Around the time I was finishing up Apple DOS, Atari approached Shepardson Microsystems with a proposal to write a Basic Interpreter for a new home computer they were creating. Little did I know at the time that this overture would start me down a path that would lead to the writing of two books, the founding of a new company, employment at Atari and the start of a very satisfying career as a software engineering manager.
The story of the birth of the Atari 400/800 and OSS is best told by Bill Wilkinson in the introductory chapter of our book, Inside Atari DOS (Compute! Books, ISBN 0-942386-02-7).
Later Bill, my wife Kathleen and I collaborated on another book, The Atari Basic Source Book (Compute! Books, ISBN 0-942386-15-9).
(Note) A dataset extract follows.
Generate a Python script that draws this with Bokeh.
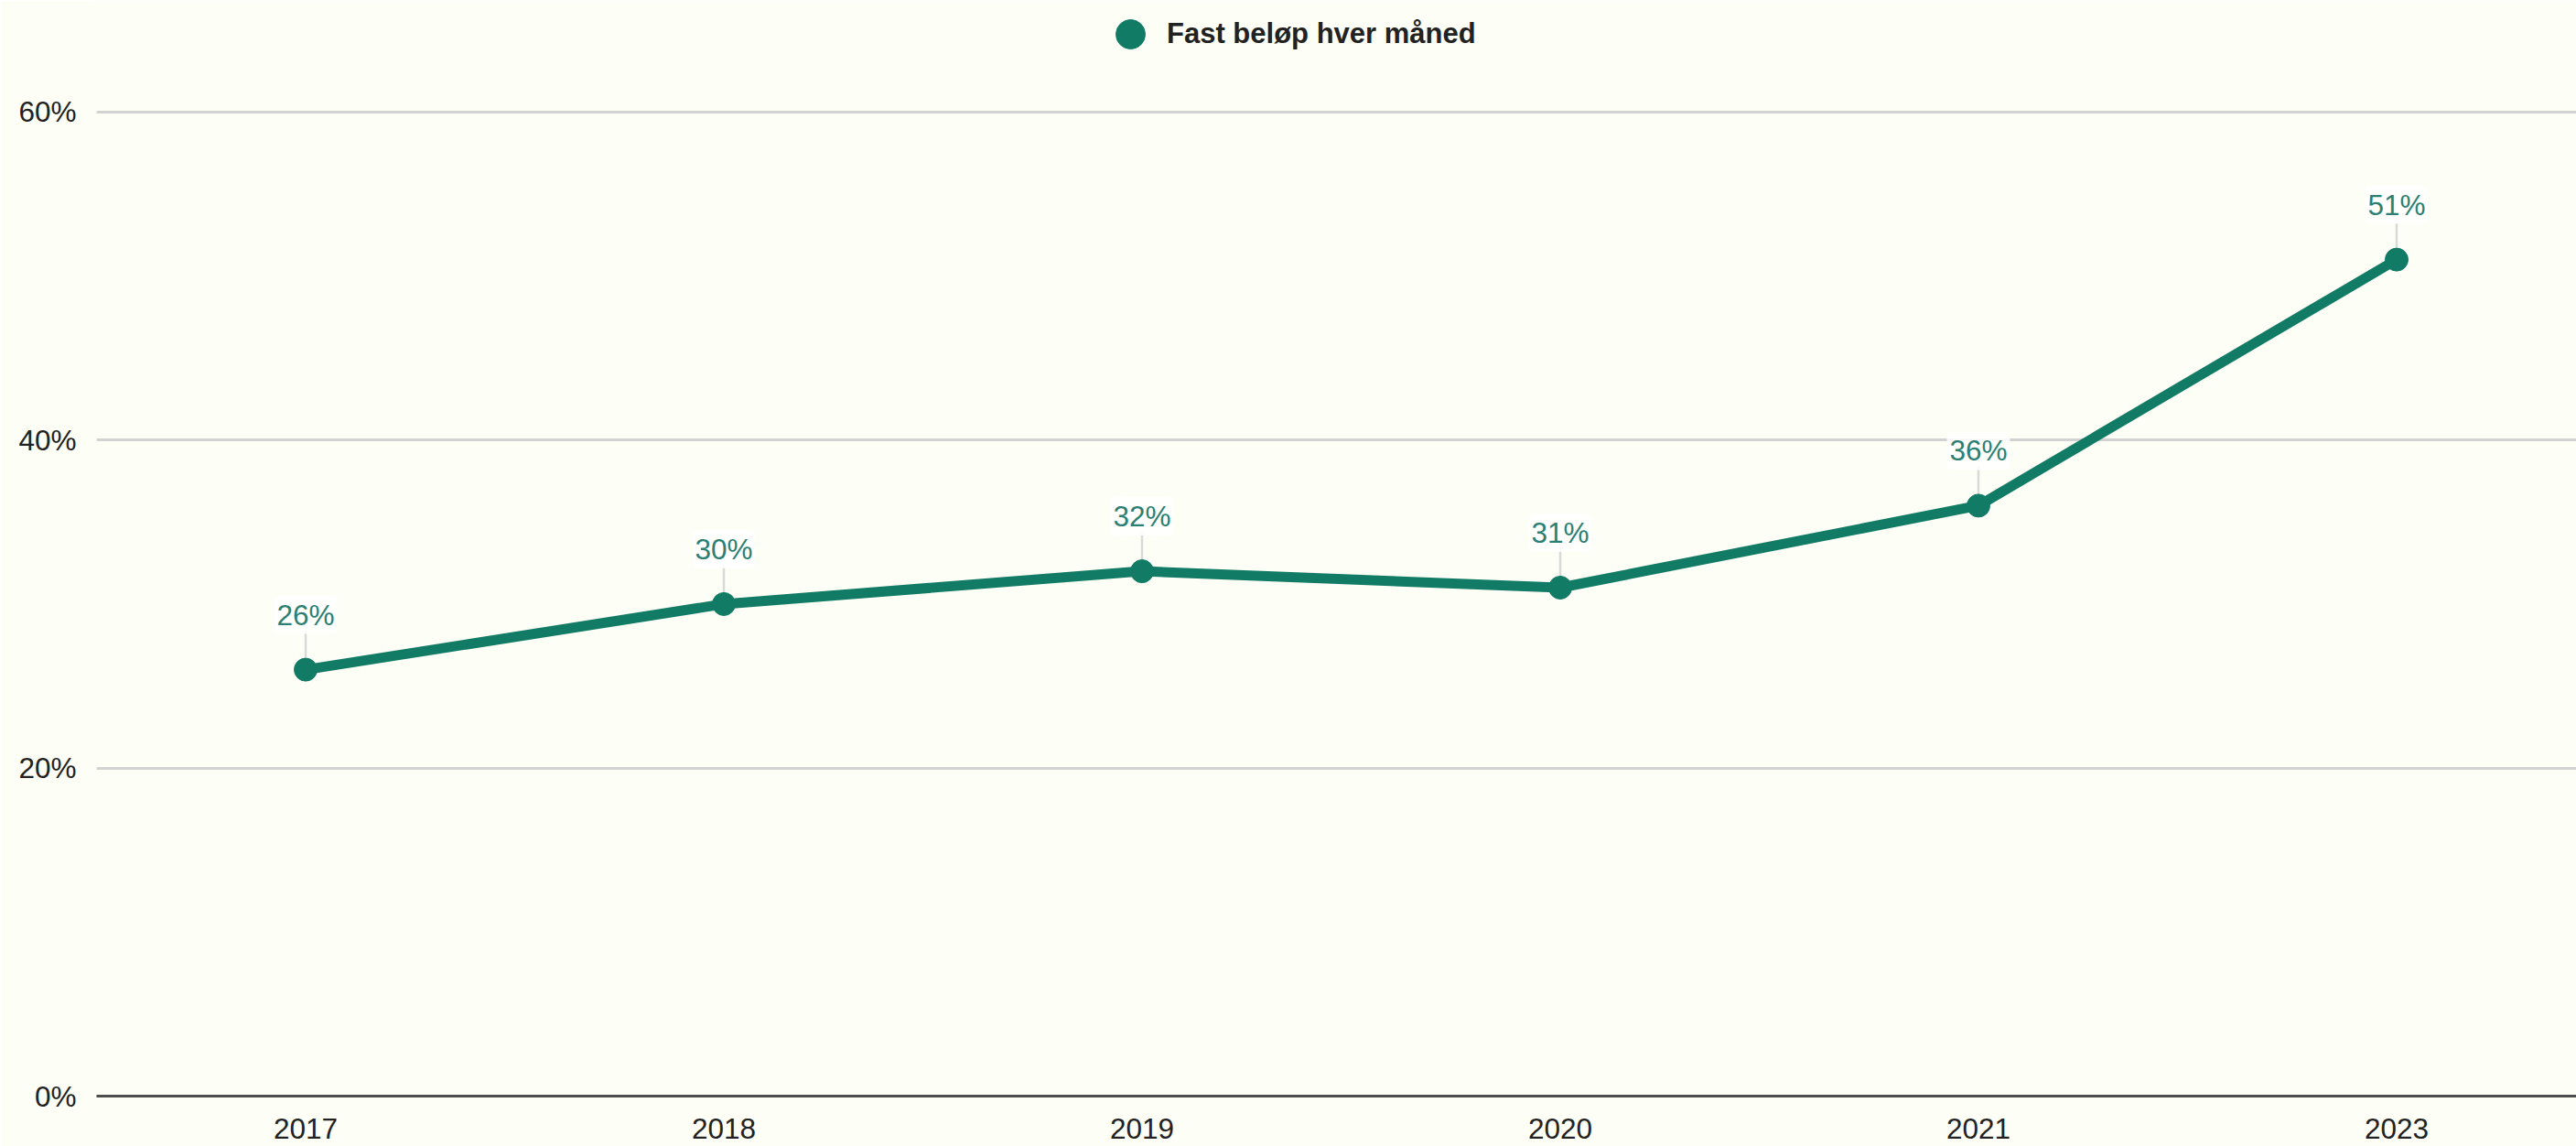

This book provides the actual source listing for the Atari Basic and provides a detailed description of each of the code routines.
One final note: Kathleen single handedly wrote the code for the Atari Assembler/Editor cartridge.
A picture of Kathleen and Bill (to the right of Kathleen, back to camera) at the OSS public debut at the West Coast Computer Faire in March, 1981. An interesting side not here is that the company with the booth next to us at the 1982 West Coast Computer Fair was Logitech for whom I have been Director of Software Engineering since 1990. Logitech, a new start up company, was showing its curious new product, a computer mouse. In April, 1996, Logitech celebrated the building of it 100 millionth mouse.